TASK OBJECTIVE — In your copy, leave out the pictures; write out all the data exactly.

DATA PROVIDED —
──────────
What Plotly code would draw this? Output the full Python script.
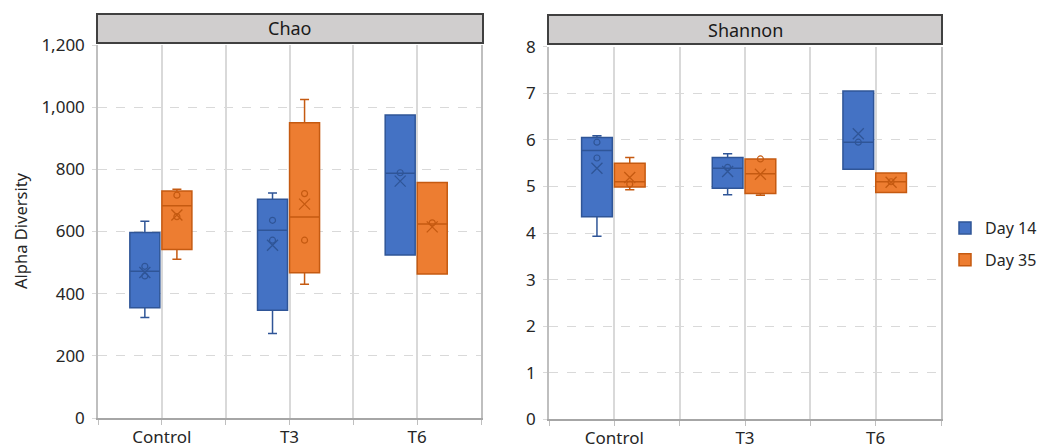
import plotly.graph_objects as go

# ---- data -------------------------------------------------------------
categories = ["Control", "T3", "T6"]
series_names = ["Day 14", "Day 35"]

# Chao richness: five-number summaries, means and inner points per group
chao_d14_low = [323, 272, 524]
chao_d14_q1 = [355, 347, 524]
chao_d14_median = [472, 604, 787]
chao_d14_q3 = [597, 704, 975]
chao_d14_high = [633, 724, 975]
chao_d14_mean = [468, 556, 762]
chao_d14_points = [[488, 457], [636, 572], [789]]

chao_d35_low = [511, 430, 463]
chao_d35_q1 = [542, 467, 463]
chao_d35_median = [683, 647, 624]
chao_d35_q3 = [730, 950, 758]
chao_d35_high = [736, 1025, 758]
chao_d35_mean = [653, 688, 615]
chao_d35_points = [[717, 648], [722, 572], [628]]

# Shannon index
shan_d14_low = [3.93, 4.82, 5.37]
shan_d14_q1 = [4.35, 4.96, 5.37]
shan_d14_median = [5.77, 5.39, 5.95]
shan_d14_q3 = [6.05, 5.62, 7.05]
shan_d14_high = [6.09, 5.70, 7.05]
shan_d14_mean = [5.39, 5.32, 6.13]
shan_d14_points = [[5.95, 5.61], [5.41], [5.95]]

shan_d35_low = [4.93, 4.81, 4.87]
shan_d35_q1 = [4.99, 4.85, 4.87]
shan_d35_median = [5.10, 5.27, 5.10]
shan_d35_q3 = [5.50, 5.59, 5.29]
shan_d35_high = [5.62, 5.59, 5.29]
shan_d35_mean = [5.19, 5.26, 5.09]
shan_d35_points = [[5.05], [5.59], [5.10]]

# ---- styling ------------------------------------------------------------
FONT = "Noto Sans, Open Sans, sans-serif"
FILL = {"Day 14": "#4472C4", "Day 35": "#ED7D31"}
EDGE = {"Day 14": "#2F5597", "Day 35": "#C55A11"}
OFFSET = {"Day 14": -0.133, "Day 35": 0.118}
BOX_W = 0.235
GRID = "#d9d9d9"
W, H = 1041, 448

fig = go.Figure()


def add_series(name, low, q1, med, q3, high, mean, points, xa, ya, legend):
    pos = [i + OFFSET[name] for i in range(len(categories))]
    fig.add_trace(go.Box(
        x=pos, lowerfence=low, q1=q1, median=med, q3=q3, upperfence=high,
        width=BOX_W, whiskerwidth=0.3, boxpoints=False,
        fillcolor=FILL[name], line=dict(color=EDGE[name], width=1.5),
        name=name, legendgroup=name, showlegend=legend,
        xaxis=xa, yaxis=ya, hoverinfo="y",
    ))
    fig.add_trace(go.Scatter(
        x=pos, y=mean, mode="markers", xaxis=xa, yaxis=ya,
        marker=dict(symbol="x-thin", size=11, color=EDGE[name],
                    line=dict(color=EDGE[name], width=1.3)),
        showlegend=False, legendgroup=name, hoverinfo="y",
    ))
    px, py = [], []
    for p, vals in zip(pos, points):
        for v in vals:
            px.append(p)
            py.append(v)
    fig.add_trace(go.Scatter(
        x=px, y=py, mode="markers", xaxis=xa, yaxis=ya,
        marker=dict(symbol="circle-open", size=6, color=EDGE[name],
                    line=dict(color=EDGE[name], width=1.2)),
        showlegend=False, legendgroup=name, hoverinfo="y",
    ))


add_series("Day 14", chao_d14_low, chao_d14_q1, chao_d14_median, chao_d14_q3,
           chao_d14_high, chao_d14_mean, chao_d14_points, "x", "y", True)
add_series("Day 35", chao_d35_low, chao_d35_q1, chao_d35_median, chao_d35_q3,
           chao_d35_high, chao_d35_mean, chao_d35_points, "x", "y", True)
add_series("Day 14", shan_d14_low, shan_d14_q1, shan_d14_median, shan_d14_q3,
           shan_d14_high, shan_d14_mean, shan_d14_points, "x2", "y2", False)
add_series("Day 35", shan_d35_low, shan_d35_q1, shan_d35_median, shan_d35_q3,
           shan_d35_high, shan_d35_mean, shan_d35_points, "x2", "y2", False)


def xaxis(domain, anchor):
    return dict(
        domain=domain, anchor=anchor, range=[-0.5, len(categories) - 0.5],
        tickvals=list(range(len(categories))), ticktext=categories,
        showgrid=True, gridcolor=GRID, gridwidth=1.5, zeroline=False,
        showline=True, linecolor="#a6a6a6", linewidth=1.5,
        ticks="", ticklabelstandoff=3, automargin=False,
        minor=dict(tick0=-0.5, dtick=0.5, showgrid=True, gridcolor=GRID,
                   gridwidth=1.5, ticks="outside", ticklen=5,
                   tickcolor="#bfbfbf"),
        tickfont=dict(family=FONT, size=17, color="#262626"),
        fixedrange=True,
    )


def yaxis(domain, anchor, rng, dtick, fmt):
    return dict(
        domain=domain, anchor=anchor, range=rng, dtick=dtick, tickformat=fmt,
        showgrid=True, gridcolor=GRID, griddash="dash", gridwidth=1,
        zeroline=False, showline=True, linecolor="#bfbfbf", linewidth=1.5,
        mirror=True, ticks="outside", ticklen=4, tickcolor=GRID,
        ticklabelstandoff=4, automargin=False,
        tickfont=dict(family=FONT, size=17, color="#262626"),
        fixedrange=True,
    )


def px_x(v):
    return v / W


def px_y(v):
    return (H - v) / H


fig.update_layout(
    width=W, height=H,
    margin=dict(l=0, r=0, t=0, b=0, autoexpand=False),
    paper_bgcolor="white", plot_bgcolor="white",
    boxmode="overlay",
    font=dict(family=FONT, color="#262626"),
    xaxis=xaxis([px_x(98), px_x(481)], "y"),
    yaxis=yaxis([px_y(418), px_y(45)], "x", [0, 1200], 200, ","),
    xaxis2=xaxis([px_x(549), px_x(941)], "y2"),
    yaxis2=yaxis([px_y(419.3), px_y(46.7)], "x2", [0, 8], 1, ""),
    legend=dict(
        x=px_x(945), y=px_y(211), xanchor="left", yanchor="top",
        traceorder="grouped", tracegroupgap=8,
        font=dict(family=FONT, size=16, color="#262626"),
        bgcolor="rgba(0,0,0,0)",
    ),
    showlegend=True,
)

# panel header strips
for label, x0, x1, y0, y1 in [("Chao", 97, 483, 14, 43),
                              ("Shannon", 548, 942, 15, 44)]:
    fig.add_shape(type="rect", xref="paper", yref="paper",
                  x0=px_x(x0), x1=px_x(x1), y0=px_y(y1), y1=px_y(y0),
                  fillcolor="#d0cece", line=dict(color="#404040", width=2))
    fig.add_annotation(text=label, xref="paper", yref="paper",
                       x=px_x((x0 + x1) / 2), y=px_y((y0 + y1) / 2),
                       showarrow=False, xanchor="center", yanchor="middle",
                       font=dict(family=FONT, size=18, color="#1a1a1a"))

fig.add_annotation(text="Alpha Diversity", xref="paper", yref="paper",
                   x=px_x(20), y=px_y(231), textangle=-90, showarrow=False,
                   xanchor="center", yanchor="middle",
                   font=dict(family=FONT, size=16.5, color="#262626"))

fig.write_html("out.html")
──────────
SOLUTION TO THIS TASK —
What Plotly code would draw this? Output the full Python script.
import plotly.graph_objects as go

# ---- data -------------------------------------------------------------
categories = ["Control", "T3", "T6"]
series_names = ["Day 14", "Day 35"]

# Chao richness: five-number summaries, means and inner points per group
chao_d14_low = [323, 272, 524]
chao_d14_q1 = [355, 347, 524]
chao_d14_median = [472, 604, 787]
chao_d14_q3 = [597, 704, 975]
chao_d14_high = [633, 724, 975]
chao_d14_mean = [468, 556, 762]
chao_d14_points = [[488, 457], [636, 572], [789]]

chao_d35_low = [511, 430, 463]
chao_d35_q1 = [542, 467, 463]
chao_d35_median = [683, 647, 624]
chao_d35_q3 = [730, 950, 758]
chao_d35_high = [736, 1025, 758]
chao_d35_mean = [653, 688, 615]
chao_d35_points = [[717, 648], [722, 572], [628]]

# Shannon index
shan_d14_low = [3.93, 4.82, 5.37]
shan_d14_q1 = [4.35, 4.96, 5.37]
shan_d14_median = [5.77, 5.39, 5.95]
shan_d14_q3 = [6.05, 5.62, 7.05]
shan_d14_high = [6.09, 5.70, 7.05]
shan_d14_mean = [5.39, 5.32, 6.13]
shan_d14_points = [[5.95, 5.61], [5.41], [5.95]]

shan_d35_low = [4.93, 4.81, 4.87]
shan_d35_q1 = [4.99, 4.85, 4.87]
shan_d35_median = [5.10, 5.27, 5.10]
shan_d35_q3 = [5.50, 5.59, 5.29]
shan_d35_high = [5.62, 5.59, 5.29]
shan_d35_mean = [5.19, 5.26, 5.09]
shan_d35_points = [[5.05], [5.59], [5.10]]

# ---- styling ------------------------------------------------------------
FONT = "Noto Sans, Open Sans, sans-serif"
FILL = {"Day 14": "#4472C4", "Day 35": "#ED7D31"}
EDGE = {"Day 14": "#2F5597", "Day 35": "#C55A11"}
OFFSET = {"Day 14": -0.133, "Day 35": 0.118}
BOX_W = 0.235
GRID = "#d9d9d9"
W, H = 1041, 448

fig = go.Figure()


def add_series(name, low, q1, med, q3, high, mean, points, xa, ya, legend):
    pos = [i + OFFSET[name] for i in range(len(categories))]
    fig.add_trace(go.Box(
        x=pos, lowerfence=low, q1=q1, median=med, q3=q3, upperfence=high,
        width=BOX_W, whiskerwidth=0.3, boxpoints=False,
        fillcolor=FILL[name], line=dict(color=EDGE[name], width=1.5),
        name=name, legendgroup=name, showlegend=legend,
        xaxis=xa, yaxis=ya, hoverinfo="y",
    ))
    fig.add_trace(go.Scatter(
        x=pos, y=mean, mode="markers", xaxis=xa, yaxis=ya,
        marker=dict(symbol="x-thin", size=11, color=EDGE[name],
                    line=dict(color=EDGE[name], width=1.3)),
        showlegend=False, legendgroup=name, hoverinfo="y",
    ))
    px, py = [], []
    for p, vals in zip(pos, points):
        for v in vals:
            px.append(p)
            py.append(v)
    fig.add_trace(go.Scatter(
        x=px, y=py, mode="markers", xaxis=xa, yaxis=ya,
        marker=dict(symbol="circle-open", size=6, color=EDGE[name],
                    line=dict(color=EDGE[name], width=1.2)),
        showlegend=False, legendgroup=name, hoverinfo="y",
    ))


add_series("Day 14", chao_d14_low, chao_d14_q1, chao_d14_median, chao_d14_q3,
           chao_d14_high, chao_d14_mean, chao_d14_points, "x", "y", True)
add_series("Day 35", chao_d35_low, chao_d35_q1, chao_d35_median, chao_d35_q3,
           chao_d35_high, chao_d35_mean, chao_d35_points, "x", "y", True)
add_series("Day 14", shan_d14_low, shan_d14_q1, shan_d14_median, shan_d14_q3,
           shan_d14_high, shan_d14_mean, shan_d14_points, "x2", "y2", False)
add_series("Day 35", shan_d35_low, shan_d35_q1, shan_d35_median, shan_d35_q3,
           shan_d35_high, shan_d35_mean, shan_d35_points, "x2", "y2", False)


def xaxis(domain, anchor):
    return dict(
        domain=domain, anchor=anchor, range=[-0.5, len(categories) - 0.5],
        tickvals=list(range(len(categories))), ticktext=categories,
        showgrid=True, gridcolor=GRID, gridwidth=1.5, zeroline=False,
        showline=True, linecolor="#a6a6a6", linewidth=1.5,
        ticks="", ticklabelstandoff=3, automargin=False,
        minor=dict(tick0=-0.5, dtick=0.5, showgrid=True, gridcolor=GRID,
                   gridwidth=1.5, ticks="outside", ticklen=5,
                   tickcolor="#bfbfbf"),
        tickfont=dict(family=FONT, size=17, color="#262626"),
        fixedrange=True,
    )


def yaxis(domain, anchor, rng, dtick, fmt):
    return dict(
        domain=domain, anchor=anchor, range=rng, dtick=dtick, tickformat=fmt,
        showgrid=True, gridcolor=GRID, griddash="dash", gridwidth=1,
        zeroline=False, showline=True, linecolor="#bfbfbf", linewidth=1.5,
        mirror=True, ticks="outside", ticklen=4, tickcolor=GRID,
        ticklabelstandoff=4, automargin=False,
        tickfont=dict(family=FONT, size=17, color="#262626"),
        fixedrange=True,
    )


def px_x(v):
    return v / W


def px_y(v):
    return (H - v) / H


fig.update_layout(
    width=W, height=H,
    margin=dict(l=0, r=0, t=0, b=0, autoexpand=False),
    paper_bgcolor="white", plot_bgcolor="white",
    boxmode="overlay",
    font=dict(family=FONT, color="#262626"),
    xaxis=xaxis([px_x(98), px_x(481)], "y"),
    yaxis=yaxis([px_y(418), px_y(45)], "x", [0, 1200], 200, ","),
    xaxis2=xaxis([px_x(549), px_x(941)], "y2"),
    yaxis2=yaxis([px_y(419.3), px_y(46.7)], "x2", [0, 8], 1, ""),
    legend=dict(
        x=px_x(945), y=px_y(211), xanchor="left", yanchor="top",
        traceorder="grouped", tracegroupgap=8,
        font=dict(family=FONT, size=16, color="#262626"),
        bgcolor="rgba(0,0,0,0)",
    ),
    showlegend=True,
)

# panel header strips
for label, x0, x1, y0, y1 in [("Chao", 97, 483, 14, 43),
                              ("Shannon", 548, 942, 15, 44)]:
    fig.add_shape(type="rect", xref="paper", yref="paper",
                  x0=px_x(x0), x1=px_x(x1), y0=px_y(y1), y1=px_y(y0),
                  fillcolor="#d0cece", line=dict(color="#404040", width=2))
    fig.add_annotation(text=label, xref="paper", yref="paper",
                       x=px_x((x0 + x1) / 2), y=px_y((y0 + y1) / 2),
                       showarrow=False, xanchor="center", yanchor="middle",
                       font=dict(family=FONT, size=18, color="#1a1a1a"))

fig.add_annotation(text="Alpha Diversity", xref="paper", yref="paper",
                   x=px_x(20), y=px_y(231), textangle=-90, showarrow=False,
                   xanchor="center", yanchor="middle",
                   font=dict(family=FONT, size=16.5, color="#262626"))

fig.write_html("out.html")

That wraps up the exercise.